(Entries with chart source code)
··········

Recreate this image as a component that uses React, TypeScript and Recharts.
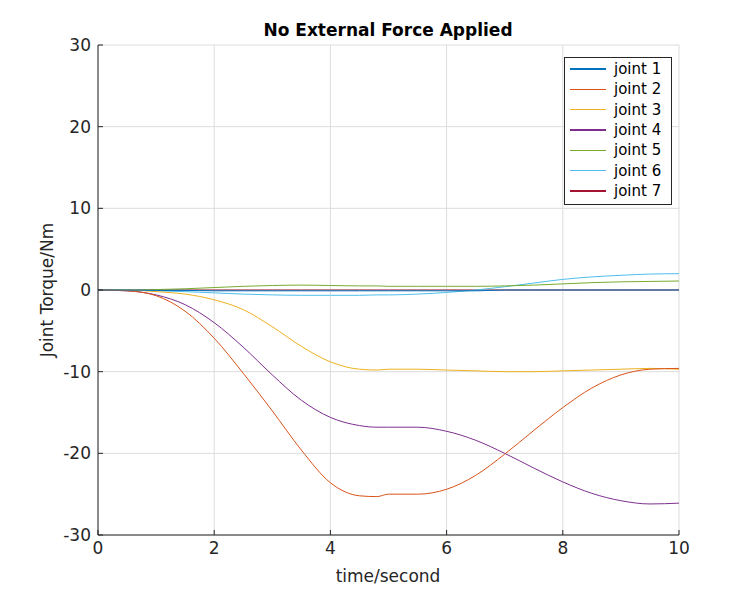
import { LineChart, Line, XAxis, YAxis, CartesianGrid } from "recharts"

const time = [0, 0.5, 1, 1.5, 2, 2.5, 3, 3.5, 4, 4.5, 4.8, 5, 5.5, 6, 6.5, 7, 7.5, 8, 8.5, 9, 9.5, 10]
const joint1 = [0, 0, -0.05, -0.05, -0.1, -0.1, -0.1, -0.1, -0.1, -0.1, -0.1, -0.1, -0.1, -0.1, -0.1, 0, 0, 0, 0, 0, 0, 0]
const joint2 = [0, -0.1, -0.7, -2.6, -5.9, -10.2, -14.8, -19.6, -23.6, -25.2, -25.3, -25.0, -25.0, -24.4, -22.7, -20.1, -17.2, -14.4, -12.0, -10.4, -9.7, -9.6]
const joint3 = [0, 0, -0.2, -0.5, -1.2, -2.4, -4.5, -6.9, -8.8, -9.7, -9.8, -9.7, -9.7, -9.8, -9.9, -10.0, -10.0, -9.9, -9.8, -9.7, -9.6, -9.7]
const joint4 = [0, -0.1, -0.6, -1.8, -4.0, -7.0, -10.4, -13.5, -15.6, -16.6, -16.8, -16.8, -16.8, -17.3, -18.4, -20.0, -21.8, -23.5, -24.9, -25.8, -26.2, -26.1]
const joint5 = [0, 0, 0.05, 0.15, 0.3, 0.45, 0.55, 0.6, 0.55, 0.5, 0.5, 0.45, 0.45, 0.45, 0.45, 0.5, 0.6, 0.75, 0.9, 1.0, 1.05, 1.1]
const joint6 = [0, 0, -0.1, -0.2, -0.35, -0.5, -0.6, -0.65, -0.65, -0.65, -0.6, -0.6, -0.5, -0.3, 0, 0.4, 0.85, 1.3, 1.6, 1.8, 1.95, 2.0]
const joint7 = [0, 0, 0, 0, 0, 0, 0, 0, 0, 0, 0, 0, 0, 0, 0, 0, 0, 0, 0, 0, 0, 0]

const xTicks = [0, 2, 4, 6, 8, 10]
const yTicks = [-30, -20, -10, 0, 10, 20, 30]

const series = [
  { key: "j1", name: "joint 1", color: "#0072BD", values: joint1 },
  { key: "j2", name: "joint 2", color: "#D95319", values: joint2 },
  { key: "j3", name: "joint 3", color: "#EDB120", values: joint3 },
  { key: "j4", name: "joint 4", color: "#7E2F8E", values: joint4 },
  { key: "j5", name: "joint 5", color: "#77AC30", values: joint5 },
  { key: "j6", name: "joint 6", color: "#4DBEEE", values: joint6 },
  { key: "j7", name: "joint 7", color: "#A2142F", values: joint7 },
]

const data = time.map((t, i) => {
  const row: Record<string, number> = { t }
  series.forEach((s) => (row[s.key] = s.values[i]))
  return row
})

// draw joint 1 last so the zero line reads blue, as in the original
const drawOrder = [...series.slice(1).reverse(), series[0]]

const font = "'DejaVu Sans', sans-serif"
const tick = { fontSize: 17, fill: "#262626", fontFamily: font }

export default function App() {
  return (
    <div style={{ position: "relative", width: 750, height: 600, margin: -8, background: "#fff", fontFamily: font }}>
      <LineChart width={750} height={600} data={data} margin={{ top: 45, right: 71, bottom: 35, left: 40 }}>
        <CartesianGrid stroke="#dcdcdc" />
        <XAxis dataKey="t" type="number" domain={[0, 10]} ticks={xTicks} tick={tick} stroke="#262626" tickSize={-5} tickMargin={12} height={30} />
        <XAxis xAxisId="top" orientation="top" dataKey="t" type="number" domain={[0, 10]} ticks={xTicks} tick={false} stroke="#262626" tickSize={-5} height={0} />
        <YAxis type="number" domain={[-30, 30]} ticks={yTicks} tick={tick} stroke="#262626" tickSize={-5} tickMargin={12} width={58} />
        <YAxis yAxisId="right" orientation="right" type="number" domain={[-30, 30]} ticks={yTicks} tick={false} stroke="#262626" tickSize={-5} width={0} />
        {drawOrder.map((s) => (
          <Line key={s.key} dataKey={s.key} stroke={s.color} strokeWidth={1} dot={false} type="monotone" isAnimationActive={false} />
        ))}
      </LineChart>
      <div style={{ position: "absolute", left: 0, width: 776, top: 20, textAlign: "center", fontWeight: "bold", fontSize: 17 }}>
        No External Force Applied
      </div>
      <div style={{ position: "absolute", left: 388, width: 0, top: 566, display: "flex", justifyContent: "center", fontSize: 17, color: "#262626", whiteSpace: "nowrap" }}>
        time/second
      </div>
      <div style={{ position: "absolute", left: 47, top: 290, transform: "translate(-50%, -50%) rotate(-90deg)", fontSize: 17, color: "#262626", whiteSpace: "nowrap" }}>
        Joint Torque/Nm
      </div>
      <div style={{ position: "absolute", left: 564, top: 57, width: 106, height: 144, border: "1px solid #262626", background: "#fff", fontSize: 15, padding: "1px 0" }}>
        {series.map((s) => (
          <div key={s.key} style={{ display: "flex", alignItems: "center", height: 20.3 }}>
            <div style={{ width: 36, height: 1.5, background: s.color, margin: "0 8px 0 5px" }} />
            <span>{s.name}</span>
          </div>
        ))}
      </div>
    </div>
  )
}
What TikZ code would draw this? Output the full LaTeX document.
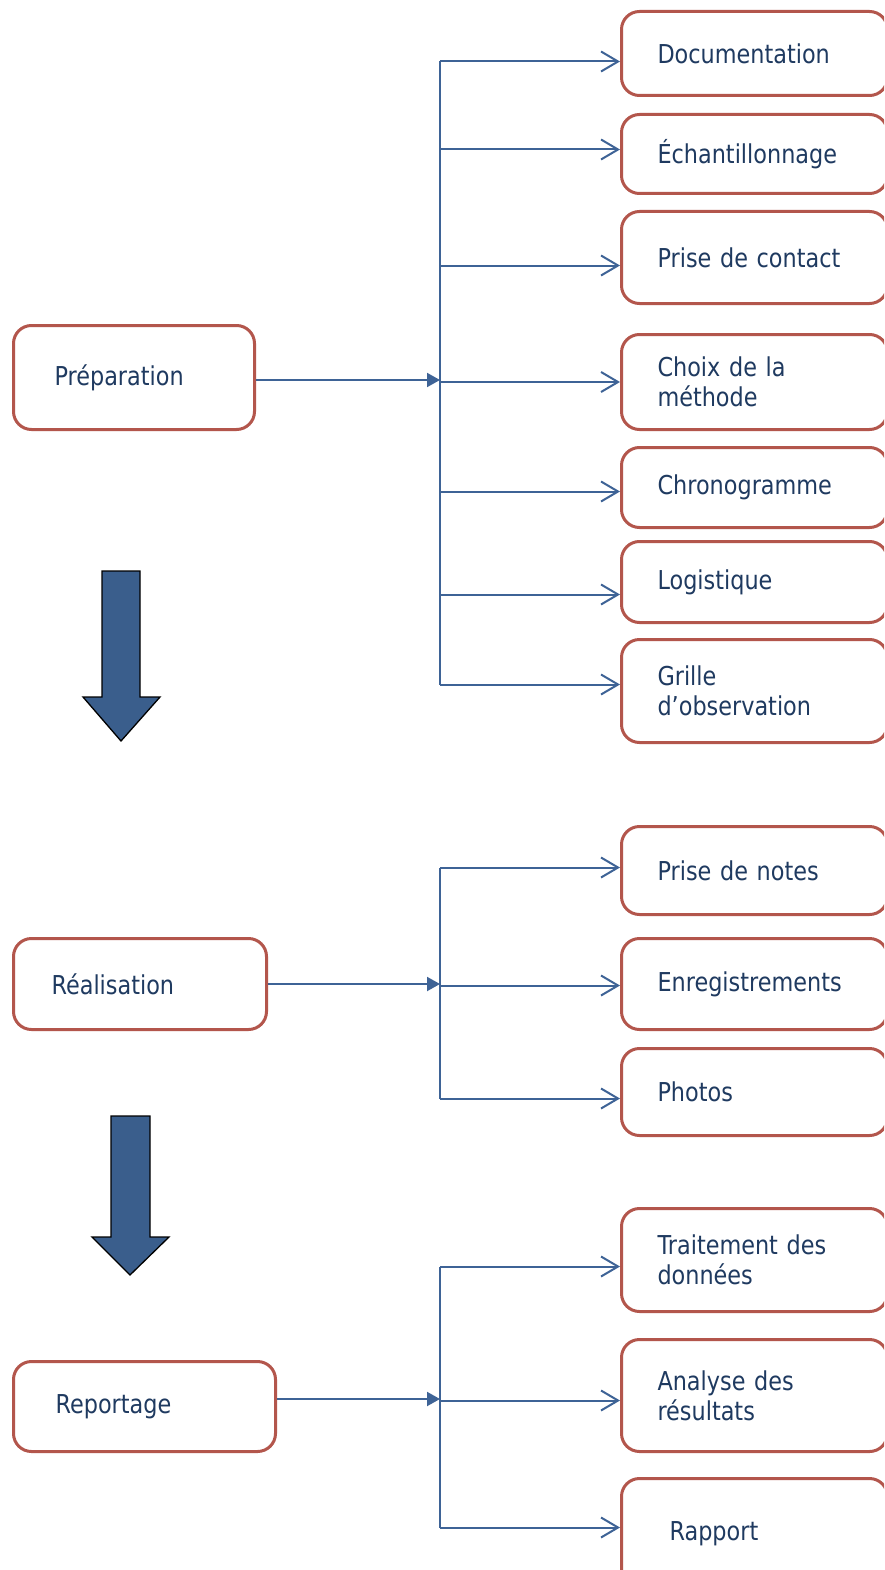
\documentclass[tikz,border=0pt]{standalone}
\usepackage{fontspec}
\setmainfont{DejaVu Sans}[FakeStretch=0.86]
\usepackage{tikz}
\usetikzlibrary{arrows.meta, positioning, calc}
\definecolor{boxred}{HTML}{B3564C}
\definecolor{linkblue}{HTML}{3E6396}
\definecolor{textnavy}{HTML}{1F3A60}
\definecolor{arrowfill}{HTML}{3A5E8C}

\begin{document}
\begin{tikzpicture}[
  x=1pt, y=-1pt,
  font=\fontsize{26}{30}\selectfont,
  stepbox/.style={
    rectangle, rounded corners=18pt, draw=boxred, fill=white, line width=3pt,
    text=textnavy, align=left, anchor=north west, inner ysep=0pt
  },
  taskbox/.style={stepbox, inner xsep=36pt, text width=194pt},
  link/.style={draw=linkblue, line width=2pt},
  branch/.style={link, -{Straight Barb[length=17pt,width=20pt]}},
  feed/.style={link, -{Triangle[length=13pt,width=14pt]}},
  bigarrow/.style={fill=arrowfill, draw=black, line width=1.3pt, line join=miter},
]
\fill[white] (0,0) rectangle (884,1570);
\useasboundingbox (0,0) rectangle (884,1570);
\clip (0,0) rectangle (884,1570);

% Phase 1: preparation and its tasks
\node[stepbox, inner xsep=41pt, text width=159pt, minimum height=104pt] (prep) at (12,324) {Préparation};
\node[taskbox, minimum height=84pt] (doc) at (620,10) {Documentation};
\node[taskbox, minimum height=79pt] (ech) at (620,113) {Échantillonnage};
\node[taskbox, minimum height=92pt] (contact) at (620,210) {Prise de contact};
\node[taskbox, minimum height=95pt] (choix) at (620,333) {Choix de la\\méthode};
\node[taskbox, minimum height=80pt] (chrono) at (620,446) {Chronogramme};
\node[taskbox, minimum height=81pt] (logi) at (620,540) {Logistique};
\node[taskbox, minimum height=103pt] (grille) at (620,638) {Grille\\d’observation};

% Phase 2: realisation
\node[stepbox, inner xsep=38pt, text width=177pt, minimum height=91pt] (real) at (12,937) {Réalisation};
\node[taskbox, minimum height=88pt] (notes) at (620,825) {Prise de notes};
\node[taskbox, minimum height=91pt] (enreg) at (620,937) {Enregistrements};
\node[taskbox, minimum height=87pt] (photos) at (620,1047) {Photos};

% Phase 3: reporting
\node[stepbox, inner xsep=42pt, text width=178pt, minimum height=90pt] (report) at (12,1360) {Reportage};
\node[taskbox, minimum height=103pt] (traite) at (620,1207) {Traitement des\\données};
\node[taskbox, minimum height=112pt] (analyse) at (620,1338) {Analyse des\\résultats};
\node[taskbox, minimum height=110pt] (rapport) at (620,1477) {\hspace*{12pt}Rapport};

% trunk points
\coordinate (prepTrunk) at (440,380);
\coordinate (realTrunk) at (440,984);
\coordinate (reportTrunk) at (440,1399);

% phase -> trunk
\draw[feed] (prep.east |- prepTrunk) -- (prepTrunk);
\draw[feed] (real.east |- realTrunk) -- (realTrunk);
\draw[feed] (report.east |- reportTrunk) -- (reportTrunk);

% trunk -> tasks
\foreach \b/\dy in {doc/-8, ech/4.5, contact/-8, choix/0, chrono/-4, logi/-12.5, grille/6.5} {
  \coordinate (\b-in) at ([yshift=\dy pt]\b.west);
  \draw[branch] (prepTrunk |- \b-in) -- (\b-in);
}
\foreach \b/\dy in {notes/3, enreg/-1.5, photos/-6.5} {
  \coordinate (\b-in) at ([yshift=\dy pt]\b.west);
  \draw[branch] (realTrunk |- \b-in) -- (\b-in);
}
\foreach \b/\dy in {traite/-6.5, analyse/-5, rapport/6} {
  \coordinate (\b-in) at ([yshift=\dy pt]\b.west);
  \draw[branch] (reportTrunk |- \b-in) -- (\b-in);
}

% vertical trunks
\draw[link] (prepTrunk |- doc-in) -- (prepTrunk |- grille-in);
\draw[link] (realTrunk |- notes-in) -- (realTrunk |- photos-in);
\draw[link] (reportTrunk |- traite-in) -- (reportTrunk |- rapport-in);

% block arrows between phases
\draw[bigarrow] (102,571) -- (140,571) -- (140,697) -- (160,697) -- (121,741) -- (83,697) -- (102,697) -- cycle;
\draw[bigarrow] (111,1116) -- (150,1116) -- (150,1237) -- (169,1237) -- (130,1275) -- (92,1237) -- (111,1237) -- cycle;
\end{tikzpicture}
\end{document}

··········

What this task involves: The lines from the top of the data above through the one holding "XAxis, YAxis, CartesianGrid" are to be repeated exactly, and only those, with no pictures.

Right answer:
Recreate this image as a component that uses React, TypeScript and Recharts.
import { LineChart, Line, XAxis, YAxis, CartesianGrid } from "recharts"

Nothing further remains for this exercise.